» **Exercise directions**
Search the data for the string "this" and gather each line it is in.

— start of Listed entries —

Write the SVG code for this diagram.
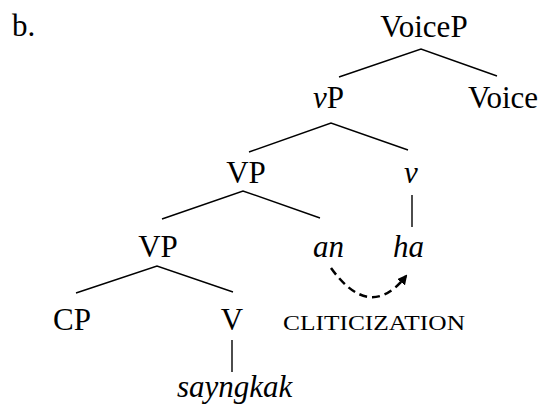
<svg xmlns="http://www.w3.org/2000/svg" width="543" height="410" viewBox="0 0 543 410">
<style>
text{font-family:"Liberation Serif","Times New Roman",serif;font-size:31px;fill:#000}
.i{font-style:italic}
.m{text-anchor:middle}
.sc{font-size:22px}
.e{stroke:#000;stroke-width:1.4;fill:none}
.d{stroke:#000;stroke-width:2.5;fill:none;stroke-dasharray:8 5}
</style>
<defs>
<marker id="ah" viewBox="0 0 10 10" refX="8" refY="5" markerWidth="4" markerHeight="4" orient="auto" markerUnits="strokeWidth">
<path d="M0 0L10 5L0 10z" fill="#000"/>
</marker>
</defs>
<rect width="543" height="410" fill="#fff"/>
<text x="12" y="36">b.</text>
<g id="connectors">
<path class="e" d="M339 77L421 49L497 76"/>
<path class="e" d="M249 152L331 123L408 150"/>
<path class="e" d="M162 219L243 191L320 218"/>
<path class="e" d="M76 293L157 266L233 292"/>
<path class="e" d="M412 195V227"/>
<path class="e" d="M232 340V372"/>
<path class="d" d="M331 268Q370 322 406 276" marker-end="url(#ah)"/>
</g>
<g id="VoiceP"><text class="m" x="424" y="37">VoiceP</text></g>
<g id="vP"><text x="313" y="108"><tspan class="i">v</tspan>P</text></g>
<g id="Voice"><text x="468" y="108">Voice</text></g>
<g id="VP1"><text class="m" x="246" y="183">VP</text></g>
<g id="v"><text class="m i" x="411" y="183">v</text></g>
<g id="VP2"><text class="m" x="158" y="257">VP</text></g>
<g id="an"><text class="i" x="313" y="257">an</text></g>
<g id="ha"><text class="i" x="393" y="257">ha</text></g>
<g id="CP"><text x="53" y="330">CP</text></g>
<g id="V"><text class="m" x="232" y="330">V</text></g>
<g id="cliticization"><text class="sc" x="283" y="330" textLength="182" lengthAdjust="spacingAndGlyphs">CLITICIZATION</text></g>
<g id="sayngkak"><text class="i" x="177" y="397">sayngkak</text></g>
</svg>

— end of Listed entries —
— start of Listed entries —

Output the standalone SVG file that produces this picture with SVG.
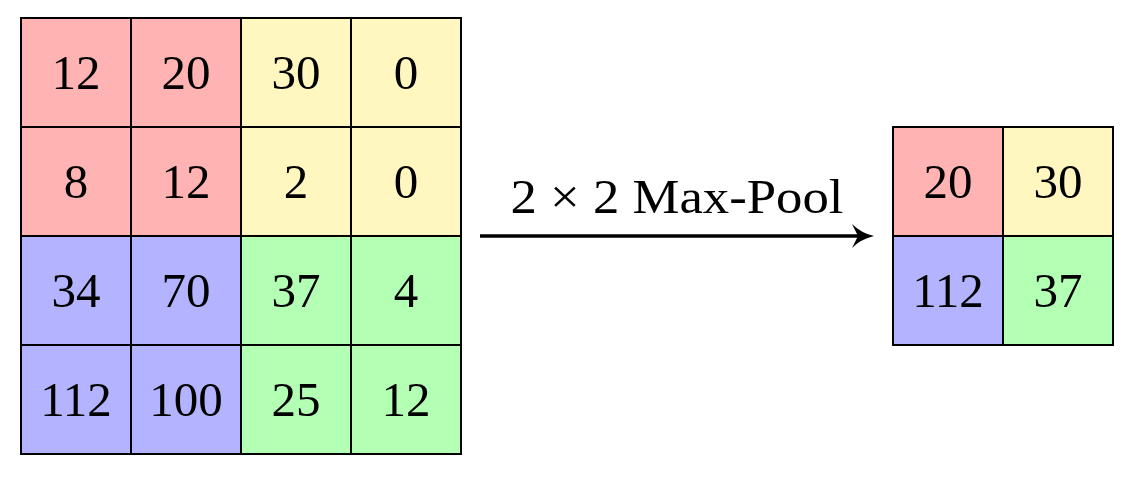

— end of Listed entries —
— start of Listed entries —

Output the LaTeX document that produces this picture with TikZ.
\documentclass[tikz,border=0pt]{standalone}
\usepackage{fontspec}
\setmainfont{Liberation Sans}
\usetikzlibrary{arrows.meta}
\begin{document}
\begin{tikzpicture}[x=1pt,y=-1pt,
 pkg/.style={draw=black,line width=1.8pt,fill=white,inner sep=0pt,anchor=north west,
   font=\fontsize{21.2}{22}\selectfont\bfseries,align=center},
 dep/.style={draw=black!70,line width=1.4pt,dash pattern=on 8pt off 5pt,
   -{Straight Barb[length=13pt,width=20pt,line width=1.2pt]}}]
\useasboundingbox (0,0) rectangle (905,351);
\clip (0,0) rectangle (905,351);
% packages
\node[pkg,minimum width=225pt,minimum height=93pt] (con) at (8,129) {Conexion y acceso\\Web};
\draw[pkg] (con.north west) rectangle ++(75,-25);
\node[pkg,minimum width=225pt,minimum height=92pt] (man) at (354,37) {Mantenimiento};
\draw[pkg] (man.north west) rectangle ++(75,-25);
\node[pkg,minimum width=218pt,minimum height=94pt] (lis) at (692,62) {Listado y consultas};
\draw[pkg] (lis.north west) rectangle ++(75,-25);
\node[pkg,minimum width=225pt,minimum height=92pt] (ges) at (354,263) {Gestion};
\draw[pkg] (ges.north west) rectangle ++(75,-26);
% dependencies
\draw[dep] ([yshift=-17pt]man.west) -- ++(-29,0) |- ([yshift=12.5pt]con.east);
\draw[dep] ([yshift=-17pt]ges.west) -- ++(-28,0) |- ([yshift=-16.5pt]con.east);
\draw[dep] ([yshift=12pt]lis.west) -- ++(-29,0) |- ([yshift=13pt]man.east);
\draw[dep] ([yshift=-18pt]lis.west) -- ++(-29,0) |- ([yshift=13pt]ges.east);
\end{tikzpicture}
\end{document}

— end of Listed entries —

» **Answer to the exercise**
Write the SVG code for this diagram.
Output the standalone SVG file that produces this picture with SVG.
Output the LaTeX document that produces this picture with TikZ.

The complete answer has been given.